It’s the same every year – you left it late, too late and you find yourself trudging around the streets of London during the late afternoon on Christmas Eve, vainly searching for that perfect last minute present. Don’t despair, there are ways of doing last minute shopping that don’t involve blood sweat and tears! Here are 5 top tips for doing last minute Christmas shopping.
As Lance-Corporal Jones would say… Panicking is just about the worst thing you could do and will result in you overspending on some mad buy that the recipient won’t even like. Keep yourself calm by listening to classical music as you walk around the shops and if you’re naturally quite nervous, avoid large crowds or anything else that will cause you to get stressed during your shopping trip.
MAKE A PLAN
It’s better to sit down for half an hour and do some research on gifts, and the area you want to shop in, than it is to rush out of the house in a mad rush, with absolutely no plan formulated for your shopping trip. By researching where to buy certain items, when to buy them and ensuring that they won’t be sold out when you get to the shop – you’ll save yourself a hell of a lot of hassle.
PREPARE FOR A FIGHT
The fact is the best value gifts will always be the ones that are most sought after and to get them at such short notice is incredibly difficult. You might not be literally fighting over the PS4s in the store but you’ll almost certainly have run-ins with other customers, passengers on public transport and jobsworth shop assistants. The way to deal with all of this… as that hackneyed old maxim states; ‘Keep calm and carry on.’
SCOUT OUT AN AREA FOR SHOPPING
If you know London at all you’ll know that Oxford Street is the last place you want to go to do your Christmas Shopping. Most people, if they’re based in London will have special areas that they’ll try to go to for their Christmas shopping. Kingston is a personal favourite; the outer-London borough is perfect for shopping that isn’t overly specific and everything is close together, enabling you to nip in and out of shops with comparative ease. If, of course, you’re shopping outside of London – you can consider yourself to be very lucky indeed.

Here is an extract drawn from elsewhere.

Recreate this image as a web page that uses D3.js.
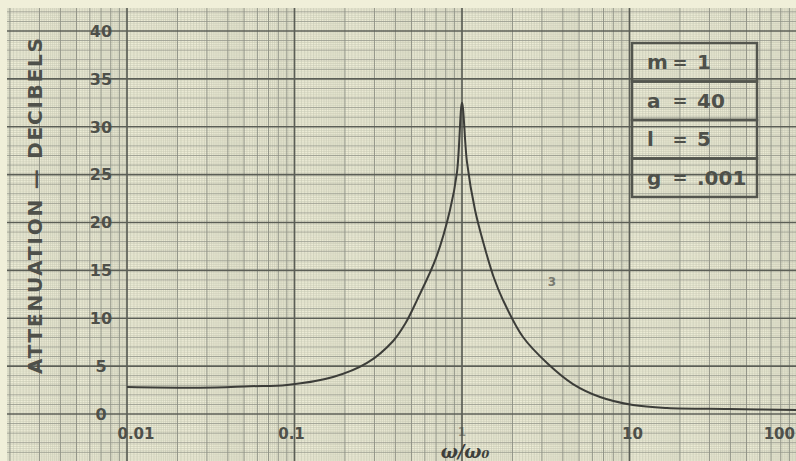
<!DOCTYPE html>
<html lang="en">
<head>
<meta charset="utf-8">
<title>Attenuation vs frequency</title>
<script src="https://d3js.org/d3.v7.min.js"></script>
<style>
  html, body { margin: 0; padding: 0; background: #f0efd9; }
  svg { display: block; }
  .lbl { font-family: "DejaVu Sans", sans-serif; font-weight: bold; fill: #4e504a; }
</style>
</head>
<body>
<div id="chart"></div>
<script>
// values
var omega = [0.01, 0.0273, 0.0542, 0.0902, 0.170, 0.271, 0.387, 0.457, 0.539, 0.700, 0.848, 0.934, 1.0,
             1.071, 1.196, 1.353, 1.552, 1.757, 2.313, 3.218, 4.60, 6.67, 10.5, 16.75, 39.3, 100];
var atten = [2.82, 2.75, 2.9, 3.03, 3.86, 5.33, 7.6, 9.4, 11.9, 16.3, 21.3, 25.3, 32.5,
             26.3, 21.3, 17.65, 14.2, 11.9, 8.04, 5.33, 3.13, 1.78, 0.94, 0.63, 0.52, 0.42];

var xTicks = [0.01, 0.1, 1, 10, 100];
var xTickLabels = ["0.01", "0.1", "1", "10", "100"];
var yTicks = [0, 5, 10, 15, 20, 25, 30, 35, 40];

var paramNames = ["m", "a", "l", "g"];
var paramValues = ["1", "40", "5", ".001"];

var width = 796, height = 461;

var svg = d3.select("#chart").append("svg")
    .attr("width", width)
    .attr("height", height);

var x = d3.scaleLog().domain([0.01, 100]).range([127, 797]);
var y = d3.scaleLinear().domain([0, 40]).range([414, 31]);

svg.append("rect").attr("width", width).attr("height", height).attr("fill", "#f0efd9");

svg.append("clipPath").attr("id", "paper")
  .append("rect").attr("x", 7).attr("y", 8).attr("width", width - 7).attr("height", height - 8);

var grid = svg.append("g").attr("clip-path", "url(#paper)");

// log graph paper: vertical rulings
var vFine = [], vMed = [], vThick = [];
[0.001, 0.01, 0.1, 1, 10].forEach(function(b) {
  vThick.push(b);
  for (var i = 21; i < 40; i++) if (i % 20) vFine.push(b * i / 20);   // 1-2 by .05
  for (var i = 21; i < 50; i++) if (i % 10) vFine.push(b * i / 10);   // 2-5 by .1
  for (var i = 26; i < 50; i++) if (i % 5) vFine.push(b * i / 5);     // 5-10 by .2
  for (var k = 2; k < 10; k++) vMed.push(b * k);
});
vThick.push(100);

// linear rulings every 0.2 dB
var hFine = [], hMed = [], hThick = [];
for (var i = -35; i <= 225; i++) {
  var v = i / 5;
  if (i % 25 === 0) hThick.push(v);
  else if (i % 5 === 0) hMed.push(v);
  else hFine.push(v);
}

function vlines(data, color, w) {
  grid.append("g").selectAll("line").data(data).enter().append("line")
    .attr("x1", function(d) { return x(d); }).attr("x2", function(d) { return x(d); })
    .attr("y1", 0).attr("y2", height)
    .attr("stroke", color).attr("stroke-width", w);
}
function hlines(data, color, w) {
  grid.append("g").selectAll("line").data(data).enter().append("line")
    .attr("y1", function(d) { return y(d); }).attr("y2", function(d) { return y(d); })
    .attr("x1", 0).attr("x2", width)
    .attr("stroke", color).attr("stroke-width", w);
}
hlines(hFine, "#c6c7b4", 0.6);
vlines(vFine, "#c6c7b4", 0.6);
hlines(hMed, "#979a8d", 0.9);
vlines(vMed, "#8f9286", 1);
hlines(hThick, "#5b5e56", 1.7);
vlines(vThick, "#5b5e56", 1.7);

// curve
var line = d3.line()
  .x(function(d, i) { return x(omega[i]); })
  .y(function(d) { return y(d); })
  .curve(d3.curveCatmullRom.alpha(0.5));

svg.append("path")
  .attr("d", line(atten))
  .attr("fill", "none")
  .attr("stroke", "#3c3d39")
  .attr("stroke-width", 2);

// tick labels
svg.append("g").selectAll("text").data(yTicks).enter().append("text")
  .attr("class", "lbl")
  .attr("x", 101).attr("y", function(d) { return y(d); })
  .attr("dy", "0.36em")
  .attr("text-anchor", "middle")
  .attr("font-size", 16)
  .text(function(d) { return d; });

svg.append("g").selectAll("text").data(xTicks).enter().append("text")
  .attr("class", "lbl")
  .attr("x", function(d, i) {
    if (i === 0) return x(d) + 9;
    if (i === xTicks.length - 1) return 795;
    return x(d) + (i === 1 ? -3 : i === 3 ? 3 : 0);
  })
  .attr("y", function(d, i) { return i === 2 ? 436 : 439; })
  .attr("text-anchor", function(d, i) { return i === xTicks.length - 1 ? "end" : "middle"; })
  .attr("font-size", function(d, i) { return i === 2 ? 12 : 15; })
  .attr("fill-opacity", function(d, i) { return i === 2 ? 0.6 : 1; })
  .text(function(d, i) { return xTickLabels[i]; });

svg.append("text")
  .attr("x", 465).attr("y", 458)
  .attr("text-anchor", "middle")
  .attr("font-family", "DejaVu Serif, serif")
  .attr("font-style", "italic")
  .attr("font-weight", "bold")
  .attr("font-size", 18)
  .attr("fill", "#3e3f3b")
  .text("ω/ω₀");

svg.append("text")
  .attr("class", "lbl")
  .attr("transform", "translate(42,206) rotate(-90)")
  .attr("text-anchor", "middle")
  .attr("font-size", 20)
  .attr("textLength", 336)
  .attr("lengthAdjust", "spacing")
  .text("ATTENUATION — DECIBELS");

svg.append("text")
  .attr("class", "lbl")
  .attr("x", 552).attr("y", 286)
  .attr("text-anchor", "middle")
  .attr("font-size", 12)
  .attr("fill-opacity", 0.7)
  .text("3");

// parameter box
var box = svg.append("g");
var bx = 632, bw = 125, by = 43, rh = 38.5;
box.selectAll("rect").data(paramNames).enter().append("rect")
  .attr("x", bx).attr("y", function(d, i) { return by + i * rh; })
  .attr("width", bw).attr("height", rh)
  .attr("fill", "none").attr("stroke", "#53554e").attr("stroke-width", 2.5);
var rows = box.selectAll("g.row").data(paramNames).enter().append("g")
  .attr("transform", function(d, i) { return "translate(0," + (by + i * rh + rh / 2) + ")"; });
rows.append("text").attr("class", "lbl").attr("x", 647).attr("dy", "0.36em")
  .attr("font-size", 20).text(function(d) { return d; });
rows.append("text").attr("class", "lbl").attr("x", 680).attr("dy", "0.36em")
  .attr("text-anchor", "middle").attr("font-size", 18).text("=");
rows.append("text").attr("class", "lbl").attr("x", 697).attr("dy", "0.36em")
  .attr("font-size", 20).text(function(d, i) { return paramValues[i]; });
</script>
</body>
</html>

If you have a friend or family member who has already done their Christmas shopping, they may well provide good moral – and practical – support when you’re out and about. They won’t be feeling the stress and pressure that you’re feeling, so they’ll be able to offer objective advice about what you should and shouldn’t be buying. If you’re using public transport which is very likely if you’re shopping in London or other big cities, they’ll also be able to help you carry all the gifts.